§ STATED EXERCISE
Among the entries, which lines carry the string "Write"? Copy each of them.

§ MATERIAL SUPPLIED
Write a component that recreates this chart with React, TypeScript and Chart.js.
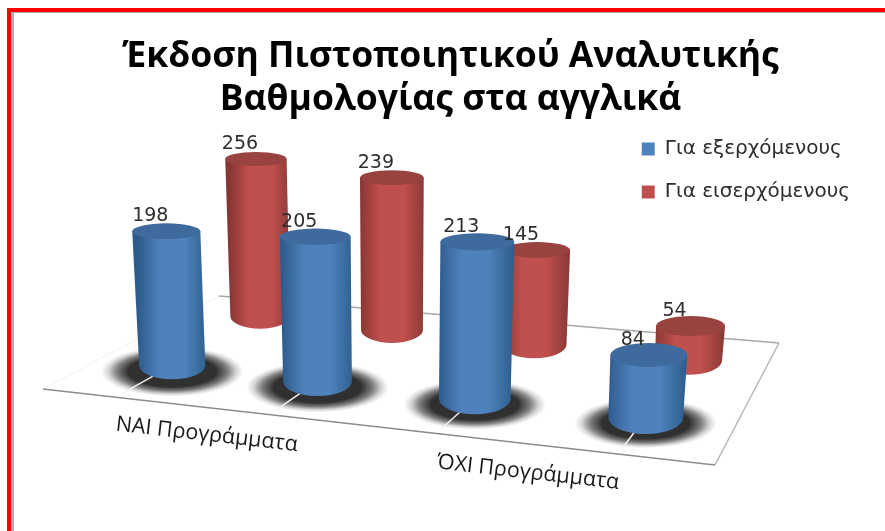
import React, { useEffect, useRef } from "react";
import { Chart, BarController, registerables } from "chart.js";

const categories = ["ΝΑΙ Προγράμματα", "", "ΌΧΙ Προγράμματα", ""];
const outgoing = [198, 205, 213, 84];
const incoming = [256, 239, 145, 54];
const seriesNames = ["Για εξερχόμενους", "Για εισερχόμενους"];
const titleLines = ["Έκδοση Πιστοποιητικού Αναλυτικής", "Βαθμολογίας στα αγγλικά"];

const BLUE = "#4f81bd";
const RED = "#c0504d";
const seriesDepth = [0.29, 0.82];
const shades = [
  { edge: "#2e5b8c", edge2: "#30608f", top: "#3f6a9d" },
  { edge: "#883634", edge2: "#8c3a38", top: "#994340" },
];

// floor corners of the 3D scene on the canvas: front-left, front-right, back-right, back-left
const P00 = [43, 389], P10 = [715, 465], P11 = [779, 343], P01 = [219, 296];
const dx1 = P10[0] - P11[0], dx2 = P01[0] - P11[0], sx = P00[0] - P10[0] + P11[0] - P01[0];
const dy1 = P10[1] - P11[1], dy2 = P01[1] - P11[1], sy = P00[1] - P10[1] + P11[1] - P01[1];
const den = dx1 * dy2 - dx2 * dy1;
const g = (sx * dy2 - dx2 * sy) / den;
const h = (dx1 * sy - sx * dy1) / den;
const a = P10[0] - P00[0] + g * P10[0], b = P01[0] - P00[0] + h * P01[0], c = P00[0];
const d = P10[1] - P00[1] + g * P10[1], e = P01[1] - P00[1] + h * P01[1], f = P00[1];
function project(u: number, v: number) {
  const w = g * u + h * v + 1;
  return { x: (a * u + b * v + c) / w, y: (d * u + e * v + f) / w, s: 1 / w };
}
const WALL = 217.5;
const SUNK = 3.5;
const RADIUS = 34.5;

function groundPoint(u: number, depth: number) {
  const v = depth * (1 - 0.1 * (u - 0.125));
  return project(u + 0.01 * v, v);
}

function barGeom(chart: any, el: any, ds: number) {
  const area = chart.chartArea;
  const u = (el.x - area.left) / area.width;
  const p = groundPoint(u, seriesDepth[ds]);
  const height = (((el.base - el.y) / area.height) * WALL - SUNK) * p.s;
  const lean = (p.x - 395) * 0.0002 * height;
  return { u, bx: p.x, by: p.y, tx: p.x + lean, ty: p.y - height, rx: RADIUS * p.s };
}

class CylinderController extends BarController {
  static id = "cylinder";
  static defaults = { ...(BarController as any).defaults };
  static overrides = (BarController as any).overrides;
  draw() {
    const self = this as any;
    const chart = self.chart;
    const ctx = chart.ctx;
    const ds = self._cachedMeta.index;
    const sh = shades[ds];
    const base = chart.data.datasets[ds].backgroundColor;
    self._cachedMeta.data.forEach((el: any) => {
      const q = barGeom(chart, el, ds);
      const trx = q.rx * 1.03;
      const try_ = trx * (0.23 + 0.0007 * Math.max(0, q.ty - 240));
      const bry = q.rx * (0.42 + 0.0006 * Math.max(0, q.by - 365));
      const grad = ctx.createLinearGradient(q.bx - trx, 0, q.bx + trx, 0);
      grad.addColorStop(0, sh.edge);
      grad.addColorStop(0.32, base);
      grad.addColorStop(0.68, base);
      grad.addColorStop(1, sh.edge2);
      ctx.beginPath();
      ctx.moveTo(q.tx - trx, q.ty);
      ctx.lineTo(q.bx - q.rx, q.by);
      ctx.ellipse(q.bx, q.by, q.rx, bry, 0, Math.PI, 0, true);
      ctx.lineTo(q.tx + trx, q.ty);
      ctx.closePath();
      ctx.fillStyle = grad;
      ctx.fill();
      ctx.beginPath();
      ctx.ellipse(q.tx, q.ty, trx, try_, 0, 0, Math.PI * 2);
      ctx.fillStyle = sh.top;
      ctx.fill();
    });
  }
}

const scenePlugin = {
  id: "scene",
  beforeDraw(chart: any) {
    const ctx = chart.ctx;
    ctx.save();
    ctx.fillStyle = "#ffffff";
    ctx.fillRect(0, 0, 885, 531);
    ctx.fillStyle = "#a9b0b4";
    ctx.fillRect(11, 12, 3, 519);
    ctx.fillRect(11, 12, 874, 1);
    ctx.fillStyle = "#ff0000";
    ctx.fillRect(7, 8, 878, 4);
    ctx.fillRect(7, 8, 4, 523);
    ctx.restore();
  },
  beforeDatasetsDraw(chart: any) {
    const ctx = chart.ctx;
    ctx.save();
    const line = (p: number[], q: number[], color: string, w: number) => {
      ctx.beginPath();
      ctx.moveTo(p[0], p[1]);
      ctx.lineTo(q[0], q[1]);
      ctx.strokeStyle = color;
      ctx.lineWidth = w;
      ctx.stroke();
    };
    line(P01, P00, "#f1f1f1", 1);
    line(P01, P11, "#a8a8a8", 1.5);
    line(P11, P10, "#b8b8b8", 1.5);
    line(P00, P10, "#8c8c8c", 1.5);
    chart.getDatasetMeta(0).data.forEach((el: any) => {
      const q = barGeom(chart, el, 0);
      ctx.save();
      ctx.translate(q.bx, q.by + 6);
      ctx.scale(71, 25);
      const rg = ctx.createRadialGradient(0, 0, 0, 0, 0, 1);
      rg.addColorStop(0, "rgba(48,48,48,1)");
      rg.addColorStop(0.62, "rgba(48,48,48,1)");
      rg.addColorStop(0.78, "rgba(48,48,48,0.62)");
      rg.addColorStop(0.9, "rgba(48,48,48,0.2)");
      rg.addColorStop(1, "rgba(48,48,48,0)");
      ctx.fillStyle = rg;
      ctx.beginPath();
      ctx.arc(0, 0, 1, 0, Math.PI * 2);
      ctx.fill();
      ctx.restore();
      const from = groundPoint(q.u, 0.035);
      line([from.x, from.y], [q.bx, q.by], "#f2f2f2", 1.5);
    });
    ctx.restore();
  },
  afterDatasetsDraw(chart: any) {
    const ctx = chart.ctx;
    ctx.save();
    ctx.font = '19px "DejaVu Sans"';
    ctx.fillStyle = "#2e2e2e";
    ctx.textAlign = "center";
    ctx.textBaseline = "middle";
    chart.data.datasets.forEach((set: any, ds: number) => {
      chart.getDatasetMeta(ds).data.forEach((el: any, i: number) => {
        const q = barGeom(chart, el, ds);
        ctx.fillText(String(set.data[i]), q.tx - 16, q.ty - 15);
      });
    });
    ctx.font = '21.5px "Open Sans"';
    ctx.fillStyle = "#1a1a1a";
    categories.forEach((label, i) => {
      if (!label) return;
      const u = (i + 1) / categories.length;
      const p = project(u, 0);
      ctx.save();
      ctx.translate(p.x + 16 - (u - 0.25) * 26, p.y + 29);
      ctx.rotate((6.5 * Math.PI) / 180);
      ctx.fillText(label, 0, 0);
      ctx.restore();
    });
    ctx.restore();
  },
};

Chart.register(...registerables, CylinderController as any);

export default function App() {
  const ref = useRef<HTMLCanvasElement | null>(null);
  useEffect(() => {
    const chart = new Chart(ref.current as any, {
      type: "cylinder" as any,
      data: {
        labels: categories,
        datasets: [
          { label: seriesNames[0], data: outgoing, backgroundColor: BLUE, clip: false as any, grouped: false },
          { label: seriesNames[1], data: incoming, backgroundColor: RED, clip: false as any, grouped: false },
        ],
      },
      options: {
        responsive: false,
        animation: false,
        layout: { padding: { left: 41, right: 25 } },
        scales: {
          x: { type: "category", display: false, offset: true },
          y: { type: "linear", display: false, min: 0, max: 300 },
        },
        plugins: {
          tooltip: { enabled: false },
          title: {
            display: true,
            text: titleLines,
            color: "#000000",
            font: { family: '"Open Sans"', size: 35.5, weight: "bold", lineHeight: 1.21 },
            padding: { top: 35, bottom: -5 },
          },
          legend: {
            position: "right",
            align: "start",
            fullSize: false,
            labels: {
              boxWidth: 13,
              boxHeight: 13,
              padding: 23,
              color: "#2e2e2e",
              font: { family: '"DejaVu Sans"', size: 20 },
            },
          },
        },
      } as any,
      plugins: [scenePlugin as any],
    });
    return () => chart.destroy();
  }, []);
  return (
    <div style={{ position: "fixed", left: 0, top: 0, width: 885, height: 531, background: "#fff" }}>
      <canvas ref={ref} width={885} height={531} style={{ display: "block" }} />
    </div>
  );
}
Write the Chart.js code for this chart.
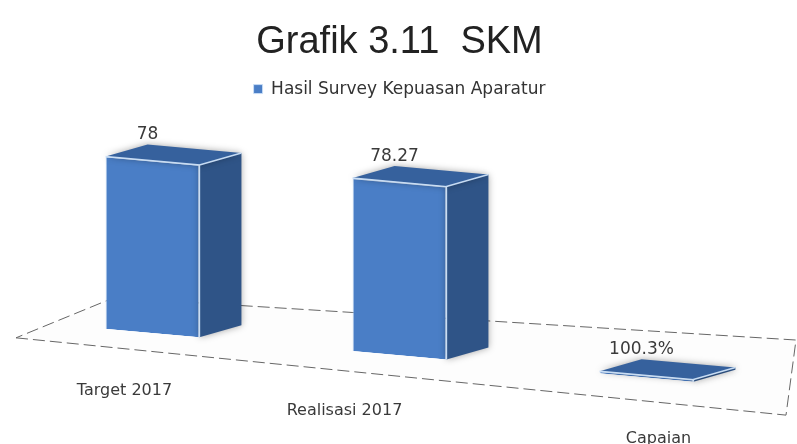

§ THE SOLUTION
Write a component that recreates this chart with React, TypeScript and Chart.js.
Write the Chart.js code for this chart.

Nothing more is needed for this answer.